Os especialistas concordam, no entanto, que a premissa básica desse tipo de sistema é a confiança entre os envolvidos.

“Sem ela, a moeda não dá certo. Em primeiro lugar, é preciso que ambas as partes estejam de acordo com a forma em que a transação acontecerá, ou seja, sem reais. Além disso, a tabela de equivalências, isto é, como os créditos poderão ser trocados, precisar estar visível e acessível a todos”, afirma Nogueira da Costa.

 

Bancos comunitários

 

No Brasil, o Banco Central (BC) não se responsabiliza pela emissão de moedas sociais.

ePorém, o BC dá especial atenção àquelas emitidas por bancos comunitários espalhados pelo Brasil. Hoje, há 103 deles, cada qual com a sua respectiva moeda. Juntas, elas movimentam R$ 6,5 milhões por ano, dos quais R$ 6 milhões em crédito produtivo e R$ 500 mil em moedas sociais.

O acompanhamento é feito por relatórios enviados pelo Instituto Palmas, com sede em Fortaleza, à autoridade monetária.

O instituto foi criado em 2003 a partir de uma experiência bem sucedida – e pioneira no Brasil – de uma comunidade pobre na periferia da capital cearense, o Conjunto Palmeira, que decidiu substituir o real por uma moeda social, a palmas.

Diferentemente dos cubo cards, as moedas negociadas por essas instituições têm lastro, ou seja, podem ser trocadas por reais a qualquer momento nos bancos comunitários. A reserva de valor é mantida a partir de recursos públicos.

O sistema também segue uma lógica diferente da do coletivo, como explica Joaquim de Melo Neto, coordenador do Instituto Palmas.

“Emprestamos em reais aos comerciantes e aos consumidores em palmas. As pessoas se beneficiam ao receberem descontos dos comerciantes ao usarem a moeda social para fazerem compras”, explica.

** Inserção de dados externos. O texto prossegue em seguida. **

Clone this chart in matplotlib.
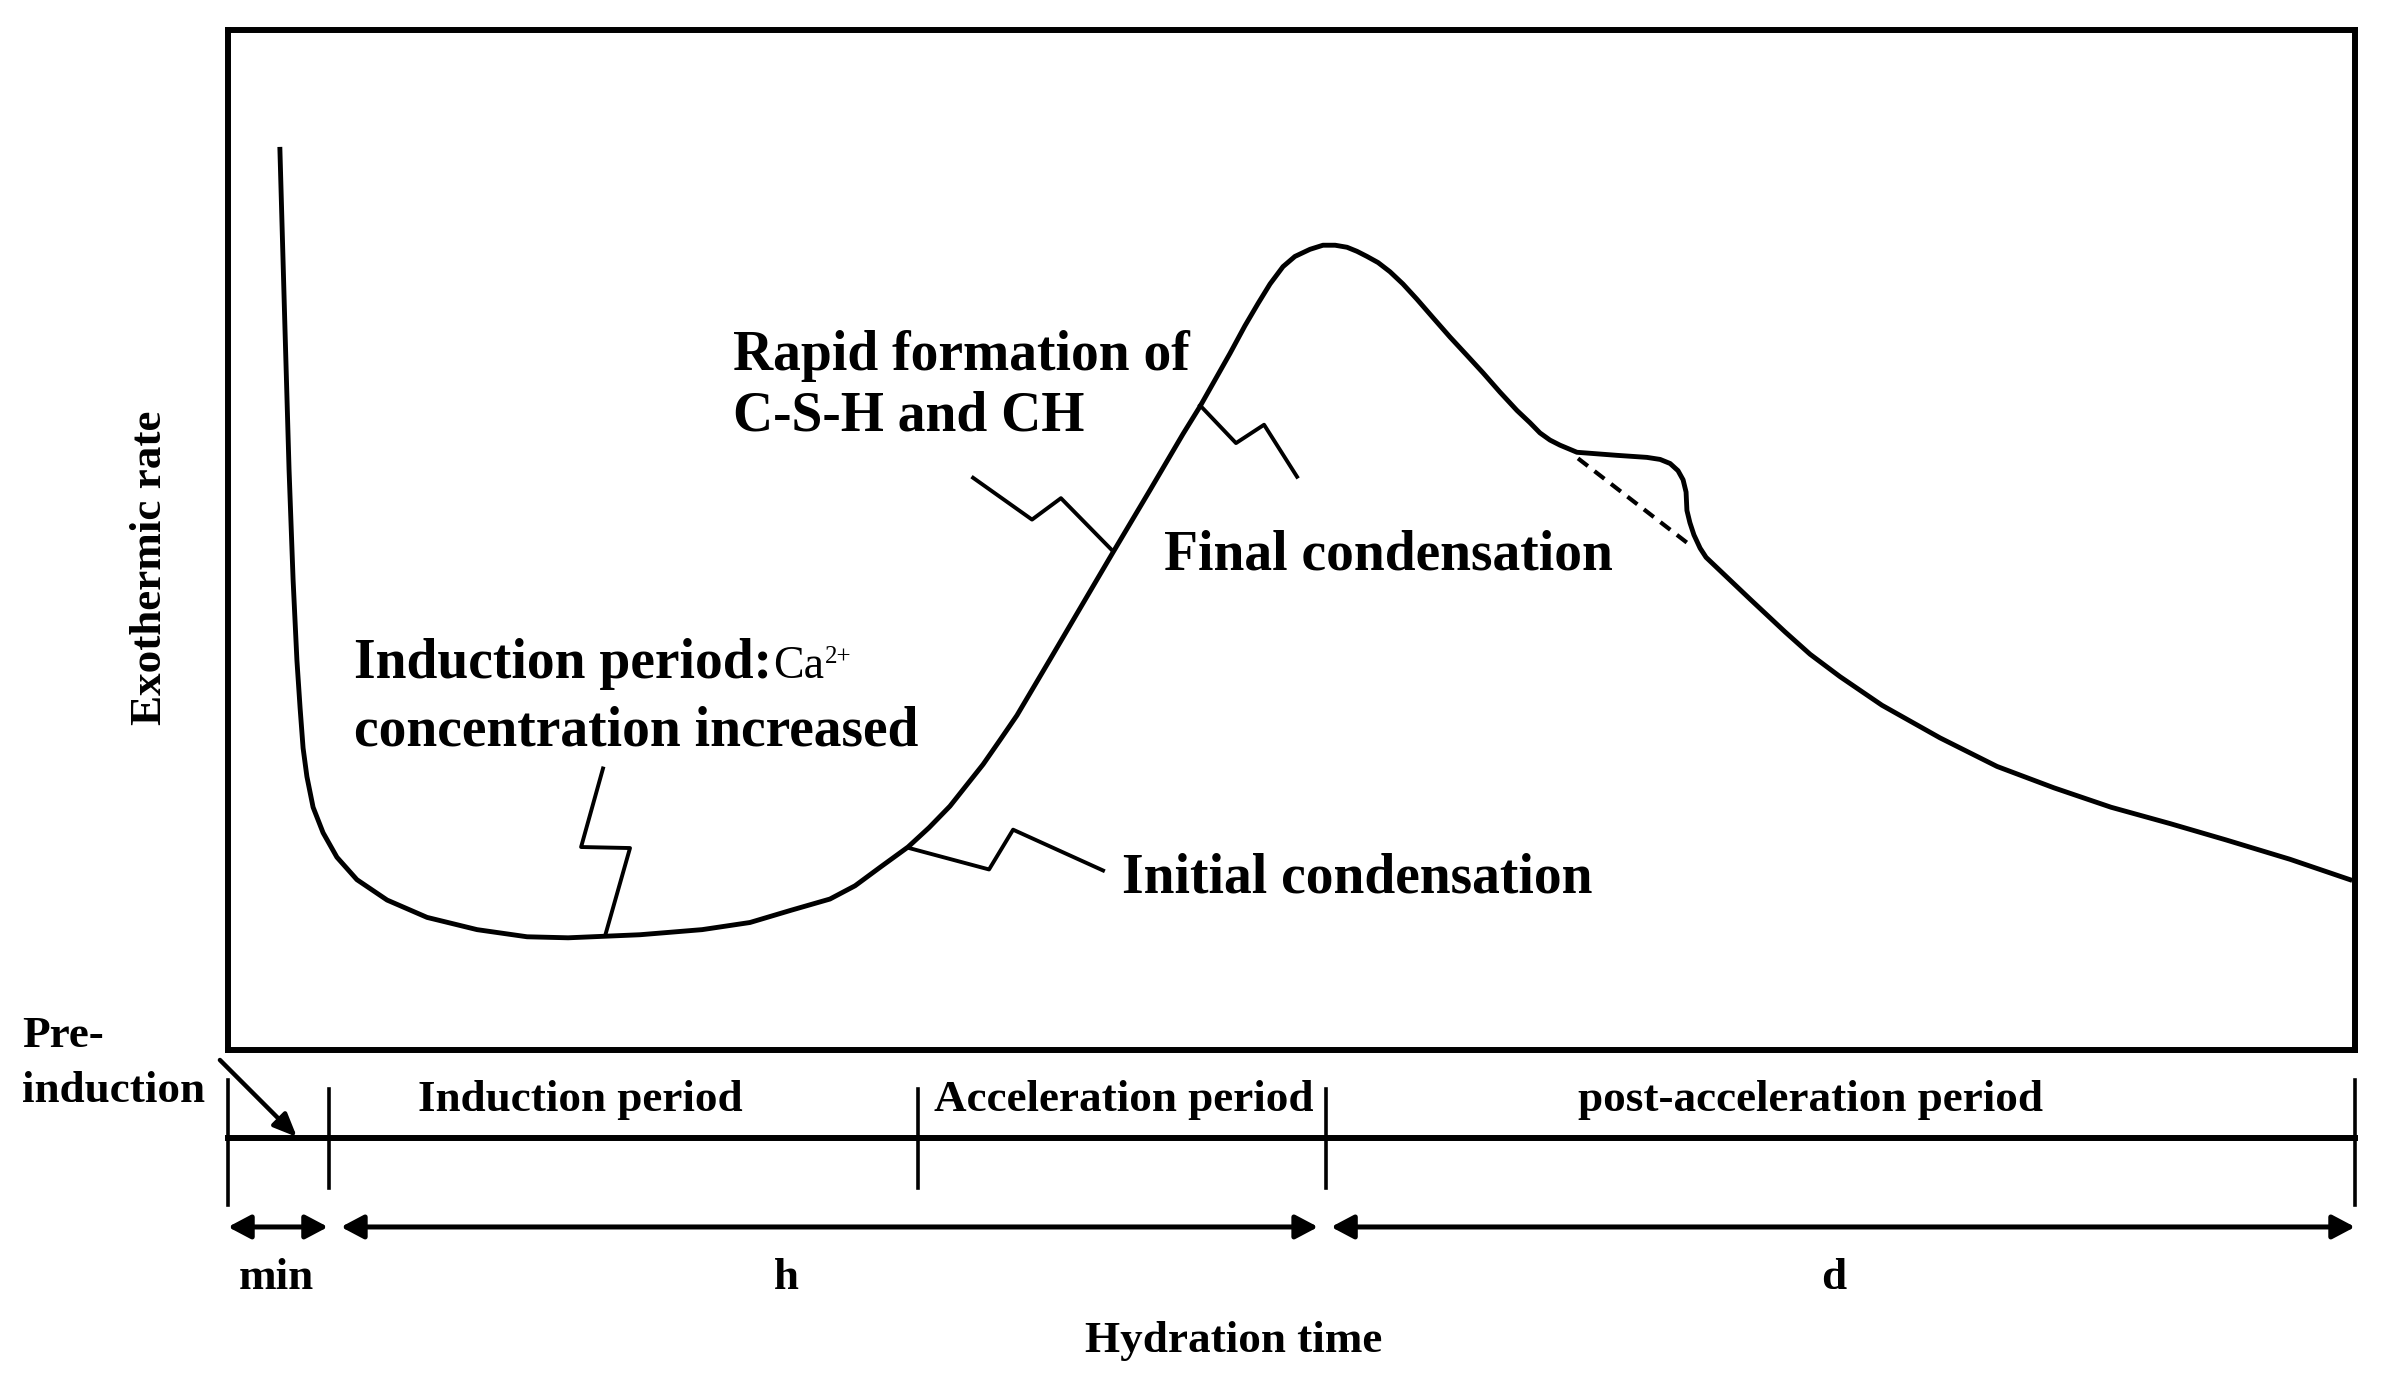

“Como as palmas só podem ser usadas dentro da comunidade, os donos dos estabelecimentos aumentam suas receitas, gerando mais emprego, o que cria um ciclo virtuoso que favorece o desenvolvimento local”, acrescenta.

Embora apresentem maiores garantias, as moedas sociais emitidas por bancos comunitários tampouco estão imunes a riscos.

Muito populares na Argentina durante a década de 90, elas praticamente sumiram do país após a crise econômica de 2001.

“O bom funcionamento desse sistema alternativo depende de muitos fatores. Como não há garantia financeira do BC, regras do jogo têm de ser muito claras. Do contrário, a chance de os envolvidos se frustrarem é grande”, conclui Nogueira da Costa.